Requirement:
Starting at the first line of the listing below, repeat each line exactly until the line containing "1, 0.901, 1];", which you include. Leave out pictures.

---------------

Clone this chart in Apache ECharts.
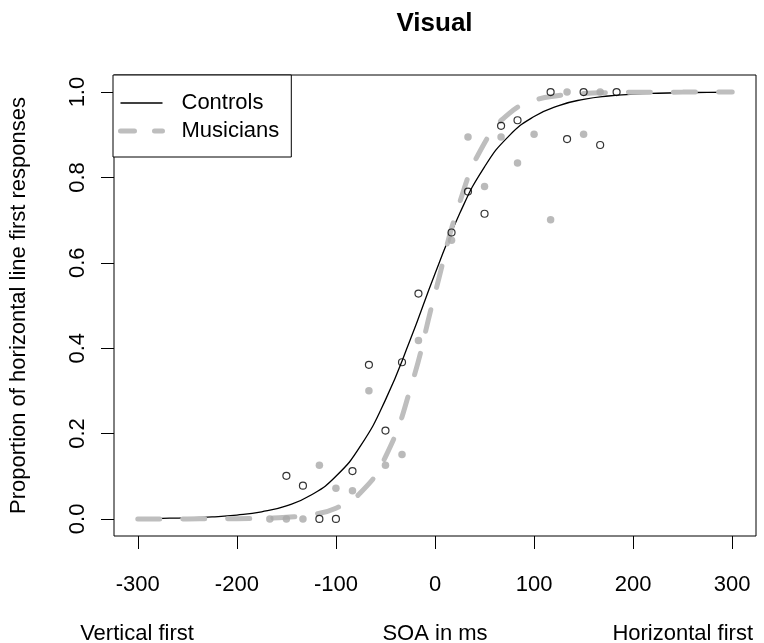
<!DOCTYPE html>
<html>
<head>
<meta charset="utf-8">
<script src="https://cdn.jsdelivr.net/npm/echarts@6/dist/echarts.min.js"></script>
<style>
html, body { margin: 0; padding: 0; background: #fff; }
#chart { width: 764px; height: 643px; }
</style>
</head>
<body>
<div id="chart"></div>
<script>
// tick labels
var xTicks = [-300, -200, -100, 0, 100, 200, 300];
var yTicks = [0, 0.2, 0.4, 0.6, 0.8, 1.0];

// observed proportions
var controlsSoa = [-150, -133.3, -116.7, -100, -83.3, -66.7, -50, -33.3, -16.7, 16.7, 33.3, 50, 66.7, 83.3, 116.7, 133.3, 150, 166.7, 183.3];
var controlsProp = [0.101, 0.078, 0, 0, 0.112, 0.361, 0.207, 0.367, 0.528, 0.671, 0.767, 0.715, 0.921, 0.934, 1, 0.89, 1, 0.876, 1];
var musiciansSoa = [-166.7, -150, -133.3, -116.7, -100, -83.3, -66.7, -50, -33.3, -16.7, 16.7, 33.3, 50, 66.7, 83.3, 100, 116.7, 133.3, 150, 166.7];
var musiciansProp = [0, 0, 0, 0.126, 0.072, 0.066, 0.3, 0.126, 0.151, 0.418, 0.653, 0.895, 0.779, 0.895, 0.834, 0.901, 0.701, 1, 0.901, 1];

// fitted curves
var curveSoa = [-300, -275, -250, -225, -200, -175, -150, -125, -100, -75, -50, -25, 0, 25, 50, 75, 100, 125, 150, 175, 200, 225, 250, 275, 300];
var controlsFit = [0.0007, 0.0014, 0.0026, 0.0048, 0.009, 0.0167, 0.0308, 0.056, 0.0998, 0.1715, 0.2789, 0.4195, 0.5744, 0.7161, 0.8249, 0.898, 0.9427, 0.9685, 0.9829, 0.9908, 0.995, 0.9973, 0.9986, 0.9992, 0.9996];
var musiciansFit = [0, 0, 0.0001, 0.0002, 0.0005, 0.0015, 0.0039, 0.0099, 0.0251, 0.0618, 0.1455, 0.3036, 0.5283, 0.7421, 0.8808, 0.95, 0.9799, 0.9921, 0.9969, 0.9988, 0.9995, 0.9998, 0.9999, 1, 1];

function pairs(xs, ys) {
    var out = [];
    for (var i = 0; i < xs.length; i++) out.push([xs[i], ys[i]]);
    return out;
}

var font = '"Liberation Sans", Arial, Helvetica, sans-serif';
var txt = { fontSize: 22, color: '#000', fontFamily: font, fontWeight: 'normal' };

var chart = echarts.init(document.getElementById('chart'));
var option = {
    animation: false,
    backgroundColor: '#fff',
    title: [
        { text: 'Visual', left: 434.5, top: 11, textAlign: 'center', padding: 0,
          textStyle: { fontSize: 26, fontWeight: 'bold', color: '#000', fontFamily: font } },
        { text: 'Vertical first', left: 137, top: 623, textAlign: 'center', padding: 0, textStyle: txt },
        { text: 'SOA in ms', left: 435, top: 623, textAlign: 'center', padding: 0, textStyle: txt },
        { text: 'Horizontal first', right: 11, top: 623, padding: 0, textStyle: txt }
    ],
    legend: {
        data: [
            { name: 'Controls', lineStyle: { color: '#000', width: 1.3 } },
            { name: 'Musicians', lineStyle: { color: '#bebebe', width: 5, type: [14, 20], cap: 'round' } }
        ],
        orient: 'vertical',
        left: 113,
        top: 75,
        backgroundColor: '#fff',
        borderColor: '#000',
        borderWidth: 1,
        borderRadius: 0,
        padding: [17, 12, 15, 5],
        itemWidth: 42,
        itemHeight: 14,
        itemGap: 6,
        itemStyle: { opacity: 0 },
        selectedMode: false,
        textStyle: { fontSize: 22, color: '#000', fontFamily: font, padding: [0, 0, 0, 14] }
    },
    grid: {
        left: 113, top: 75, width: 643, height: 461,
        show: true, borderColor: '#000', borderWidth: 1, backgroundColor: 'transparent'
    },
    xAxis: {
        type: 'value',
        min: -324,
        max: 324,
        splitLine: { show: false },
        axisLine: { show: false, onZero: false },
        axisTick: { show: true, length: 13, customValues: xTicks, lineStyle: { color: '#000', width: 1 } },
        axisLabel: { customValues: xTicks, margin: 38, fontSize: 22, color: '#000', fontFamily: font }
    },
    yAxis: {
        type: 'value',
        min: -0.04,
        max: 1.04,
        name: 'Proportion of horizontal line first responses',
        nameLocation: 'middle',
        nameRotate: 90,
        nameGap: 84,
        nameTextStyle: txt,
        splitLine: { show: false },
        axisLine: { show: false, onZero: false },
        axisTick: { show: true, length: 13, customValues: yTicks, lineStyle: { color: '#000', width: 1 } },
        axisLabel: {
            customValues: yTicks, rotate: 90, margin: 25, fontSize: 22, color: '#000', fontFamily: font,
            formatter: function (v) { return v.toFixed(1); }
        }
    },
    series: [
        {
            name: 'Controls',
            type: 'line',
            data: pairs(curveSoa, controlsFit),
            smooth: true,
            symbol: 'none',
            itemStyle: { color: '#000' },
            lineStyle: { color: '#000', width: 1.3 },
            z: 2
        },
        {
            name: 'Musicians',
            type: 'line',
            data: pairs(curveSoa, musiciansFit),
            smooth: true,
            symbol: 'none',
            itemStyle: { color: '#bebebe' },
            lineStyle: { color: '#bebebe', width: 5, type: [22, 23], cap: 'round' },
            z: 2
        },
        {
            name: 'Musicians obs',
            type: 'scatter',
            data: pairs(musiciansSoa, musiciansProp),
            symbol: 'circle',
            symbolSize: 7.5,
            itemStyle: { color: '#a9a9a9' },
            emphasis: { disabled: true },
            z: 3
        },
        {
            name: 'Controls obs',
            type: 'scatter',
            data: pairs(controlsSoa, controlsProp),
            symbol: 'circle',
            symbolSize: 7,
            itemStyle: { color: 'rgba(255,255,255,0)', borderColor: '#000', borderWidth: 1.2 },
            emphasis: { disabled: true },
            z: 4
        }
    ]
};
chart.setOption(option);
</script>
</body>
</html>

---------------

Exercise result:
Clone this chart in Apache ECharts.
<!DOCTYPE html>
<html>
<head>
<meta charset="utf-8">
<script src="https://cdn.jsdelivr.net/npm/echarts@6/dist/echarts.min.js"></script>
<style>
html, body { margin: 0; padding: 0; background: #fff; }
#chart { width: 764px; height: 643px; }
</style>
</head>
<body>
<div id="chart"></div>
<script>
// tick labels
var xTicks = [-300, -200, -100, 0, 100, 200, 300];
var yTicks = [0, 0.2, 0.4, 0.6, 0.8, 1.0];

// observed proportions
var controlsSoa = [-150, -133.3, -116.7, -100, -83.3, -66.7, -50, -33.3, -16.7, 16.7, 33.3, 50, 66.7, 83.3, 116.7, 133.3, 150, 166.7, 183.3];
var controlsProp = [0.101, 0.078, 0, 0, 0.112, 0.361, 0.207, 0.367, 0.528, 0.671, 0.767, 0.715, 0.921, 0.934, 1, 0.89, 1, 0.876, 1];
var musiciansSoa = [-166.7, -150, -133.3, -116.7, -100, -83.3, -66.7, -50, -33.3, -16.7, 16.7, 33.3, 50, 66.7, 83.3, 100, 116.7, 133.3, 150, 166.7];
var musiciansProp = [0, 0, 0, 0.126, 0.072, 0.066, 0.3, 0.126, 0.151, 0.418, 0.653, 0.895, 0.779, 0.895, 0.834, 0.901, 0.701, 1, 0.901, 1];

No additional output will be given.